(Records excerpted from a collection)
## Start

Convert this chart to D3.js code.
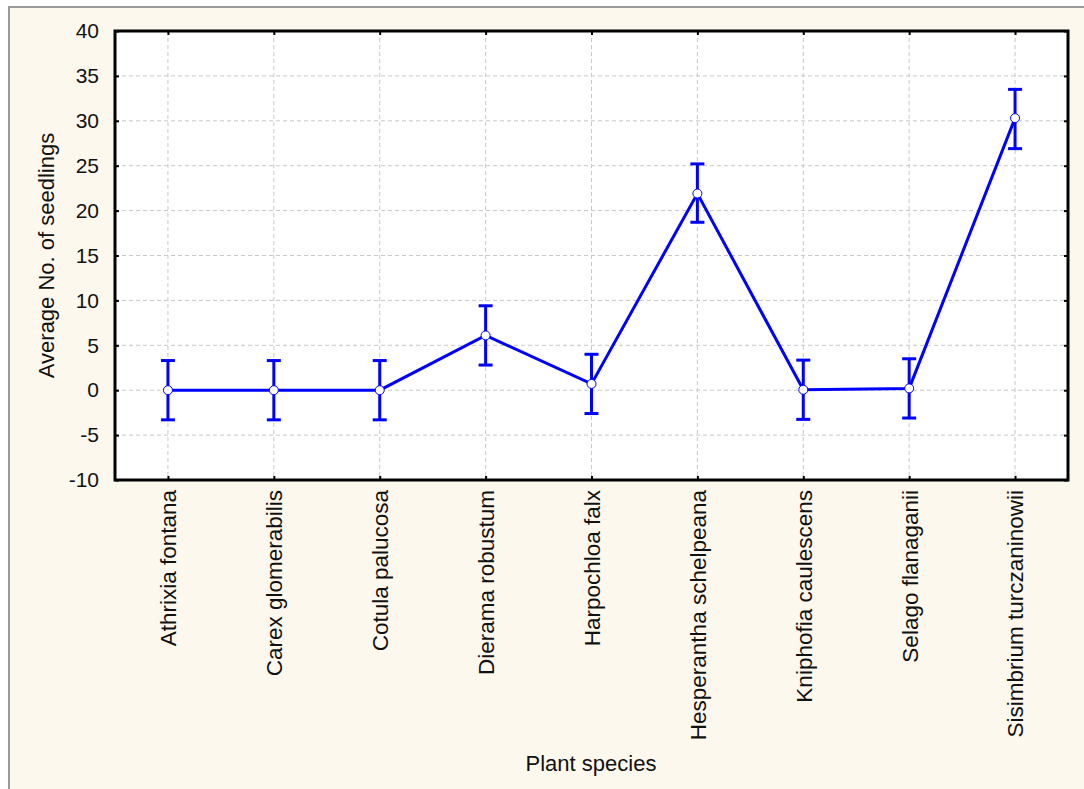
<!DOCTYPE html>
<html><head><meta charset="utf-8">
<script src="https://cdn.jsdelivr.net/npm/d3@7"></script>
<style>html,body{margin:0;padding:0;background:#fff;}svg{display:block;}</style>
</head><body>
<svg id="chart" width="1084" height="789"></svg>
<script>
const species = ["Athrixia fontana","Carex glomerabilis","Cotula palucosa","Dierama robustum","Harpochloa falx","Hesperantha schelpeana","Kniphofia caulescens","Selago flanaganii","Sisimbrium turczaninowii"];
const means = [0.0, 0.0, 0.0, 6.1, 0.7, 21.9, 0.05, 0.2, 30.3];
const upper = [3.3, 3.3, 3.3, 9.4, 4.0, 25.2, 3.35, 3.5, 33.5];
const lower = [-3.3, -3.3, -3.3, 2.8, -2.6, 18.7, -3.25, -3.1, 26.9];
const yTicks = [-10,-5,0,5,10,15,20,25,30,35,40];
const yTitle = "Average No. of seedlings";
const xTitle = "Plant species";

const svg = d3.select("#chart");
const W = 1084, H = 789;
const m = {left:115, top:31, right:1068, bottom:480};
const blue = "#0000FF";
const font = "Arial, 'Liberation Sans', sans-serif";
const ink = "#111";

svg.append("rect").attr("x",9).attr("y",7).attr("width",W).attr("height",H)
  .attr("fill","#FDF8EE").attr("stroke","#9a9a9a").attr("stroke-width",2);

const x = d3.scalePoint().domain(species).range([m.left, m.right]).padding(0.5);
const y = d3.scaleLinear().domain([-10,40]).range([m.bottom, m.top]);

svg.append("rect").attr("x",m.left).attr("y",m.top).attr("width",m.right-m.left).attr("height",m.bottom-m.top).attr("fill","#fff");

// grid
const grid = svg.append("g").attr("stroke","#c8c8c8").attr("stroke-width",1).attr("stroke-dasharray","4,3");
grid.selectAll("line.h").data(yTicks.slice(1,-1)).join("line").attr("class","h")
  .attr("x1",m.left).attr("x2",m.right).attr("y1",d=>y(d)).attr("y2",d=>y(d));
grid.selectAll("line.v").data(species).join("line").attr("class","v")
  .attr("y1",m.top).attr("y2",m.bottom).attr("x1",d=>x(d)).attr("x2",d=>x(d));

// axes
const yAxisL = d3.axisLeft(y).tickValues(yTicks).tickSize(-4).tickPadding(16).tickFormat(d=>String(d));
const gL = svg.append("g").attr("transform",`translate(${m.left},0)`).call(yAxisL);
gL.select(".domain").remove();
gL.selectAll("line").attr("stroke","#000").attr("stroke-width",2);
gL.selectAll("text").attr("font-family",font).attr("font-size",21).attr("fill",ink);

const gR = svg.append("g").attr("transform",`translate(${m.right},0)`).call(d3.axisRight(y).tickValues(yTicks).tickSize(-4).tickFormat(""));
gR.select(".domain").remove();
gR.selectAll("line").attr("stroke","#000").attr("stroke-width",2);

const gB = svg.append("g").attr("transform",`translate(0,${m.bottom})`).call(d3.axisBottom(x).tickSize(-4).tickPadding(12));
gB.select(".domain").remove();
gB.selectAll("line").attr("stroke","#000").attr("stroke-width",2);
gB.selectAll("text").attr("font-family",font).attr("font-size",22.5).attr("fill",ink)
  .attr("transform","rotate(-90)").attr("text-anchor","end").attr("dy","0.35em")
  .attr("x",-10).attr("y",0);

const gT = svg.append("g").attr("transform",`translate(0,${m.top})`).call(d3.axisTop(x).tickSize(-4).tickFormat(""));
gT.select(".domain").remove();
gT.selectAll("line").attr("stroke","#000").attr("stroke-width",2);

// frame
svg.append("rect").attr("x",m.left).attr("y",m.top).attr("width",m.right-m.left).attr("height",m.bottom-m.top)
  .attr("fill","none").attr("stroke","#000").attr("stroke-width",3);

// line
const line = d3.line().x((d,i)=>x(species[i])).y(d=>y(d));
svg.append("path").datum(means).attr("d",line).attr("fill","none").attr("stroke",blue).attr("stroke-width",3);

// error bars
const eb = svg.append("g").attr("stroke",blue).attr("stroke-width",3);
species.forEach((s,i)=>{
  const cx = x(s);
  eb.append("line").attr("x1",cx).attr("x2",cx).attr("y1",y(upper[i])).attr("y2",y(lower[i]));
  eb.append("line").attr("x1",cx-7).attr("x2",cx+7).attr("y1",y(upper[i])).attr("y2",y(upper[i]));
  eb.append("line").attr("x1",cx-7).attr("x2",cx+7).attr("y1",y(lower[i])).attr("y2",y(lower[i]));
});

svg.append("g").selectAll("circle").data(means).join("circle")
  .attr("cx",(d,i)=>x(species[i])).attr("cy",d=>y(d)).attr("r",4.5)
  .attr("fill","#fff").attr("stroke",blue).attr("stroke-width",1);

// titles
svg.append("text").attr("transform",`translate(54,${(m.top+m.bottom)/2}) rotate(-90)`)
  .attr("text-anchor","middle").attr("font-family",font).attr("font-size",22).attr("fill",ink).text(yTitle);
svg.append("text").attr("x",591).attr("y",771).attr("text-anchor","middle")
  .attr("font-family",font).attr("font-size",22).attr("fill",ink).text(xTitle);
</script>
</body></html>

## End
## Start

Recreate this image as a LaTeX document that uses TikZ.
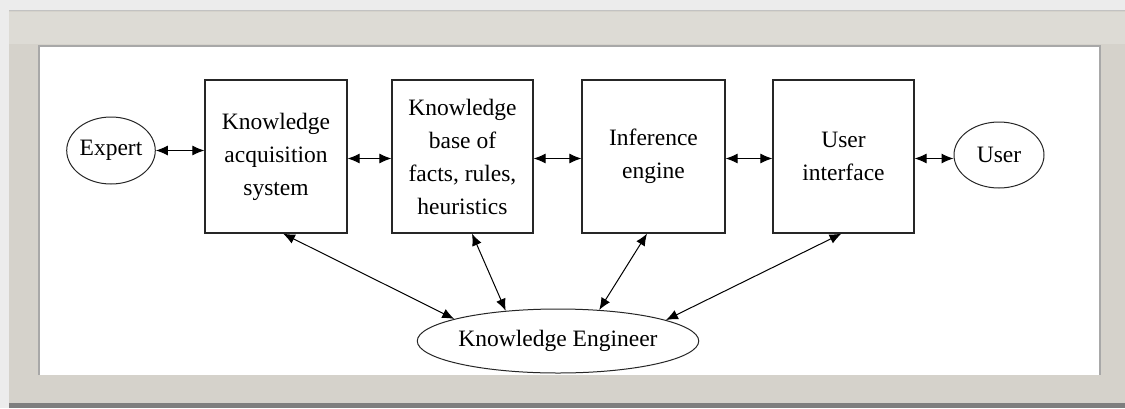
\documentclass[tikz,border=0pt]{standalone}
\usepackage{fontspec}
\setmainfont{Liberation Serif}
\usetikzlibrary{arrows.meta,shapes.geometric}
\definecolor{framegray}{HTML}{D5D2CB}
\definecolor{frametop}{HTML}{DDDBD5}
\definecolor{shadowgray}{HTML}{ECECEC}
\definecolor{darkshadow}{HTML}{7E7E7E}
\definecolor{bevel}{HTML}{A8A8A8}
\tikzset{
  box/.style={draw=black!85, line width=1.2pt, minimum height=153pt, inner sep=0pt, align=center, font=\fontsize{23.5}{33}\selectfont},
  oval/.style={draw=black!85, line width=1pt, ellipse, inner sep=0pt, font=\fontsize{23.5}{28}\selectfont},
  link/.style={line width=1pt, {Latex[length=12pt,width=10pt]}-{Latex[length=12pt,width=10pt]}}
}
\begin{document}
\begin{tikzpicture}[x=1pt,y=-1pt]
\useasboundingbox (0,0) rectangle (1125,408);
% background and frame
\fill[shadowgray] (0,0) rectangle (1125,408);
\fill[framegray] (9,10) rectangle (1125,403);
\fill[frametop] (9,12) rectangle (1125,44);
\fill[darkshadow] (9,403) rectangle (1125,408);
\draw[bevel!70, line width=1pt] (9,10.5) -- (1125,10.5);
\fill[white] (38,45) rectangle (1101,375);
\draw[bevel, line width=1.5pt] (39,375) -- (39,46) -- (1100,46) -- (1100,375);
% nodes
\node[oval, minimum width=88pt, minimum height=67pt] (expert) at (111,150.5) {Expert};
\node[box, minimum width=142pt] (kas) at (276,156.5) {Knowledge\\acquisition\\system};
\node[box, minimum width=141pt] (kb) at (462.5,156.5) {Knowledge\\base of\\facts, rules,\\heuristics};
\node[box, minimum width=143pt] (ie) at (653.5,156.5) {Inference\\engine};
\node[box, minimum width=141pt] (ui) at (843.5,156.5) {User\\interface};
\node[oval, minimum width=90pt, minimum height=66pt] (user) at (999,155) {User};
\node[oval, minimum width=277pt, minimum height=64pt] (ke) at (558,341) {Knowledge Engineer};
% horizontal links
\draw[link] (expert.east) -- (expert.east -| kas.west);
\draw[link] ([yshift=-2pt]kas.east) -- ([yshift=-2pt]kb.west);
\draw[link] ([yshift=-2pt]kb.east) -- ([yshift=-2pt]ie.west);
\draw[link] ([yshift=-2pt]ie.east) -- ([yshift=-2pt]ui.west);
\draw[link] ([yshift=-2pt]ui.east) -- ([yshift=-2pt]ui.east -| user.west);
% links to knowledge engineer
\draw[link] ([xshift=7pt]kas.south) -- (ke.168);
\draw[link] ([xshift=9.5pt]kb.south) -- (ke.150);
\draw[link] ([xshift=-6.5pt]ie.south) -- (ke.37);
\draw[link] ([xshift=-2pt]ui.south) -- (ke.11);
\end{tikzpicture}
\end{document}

## End

◆ Directions:
In the records above, find each line holding "chart" and copy it.

◆ Output below:
Convert this chart to D3.js code.
<svg id="chart" width="1084" height="789"></svg>
const svg = d3.select("#chart");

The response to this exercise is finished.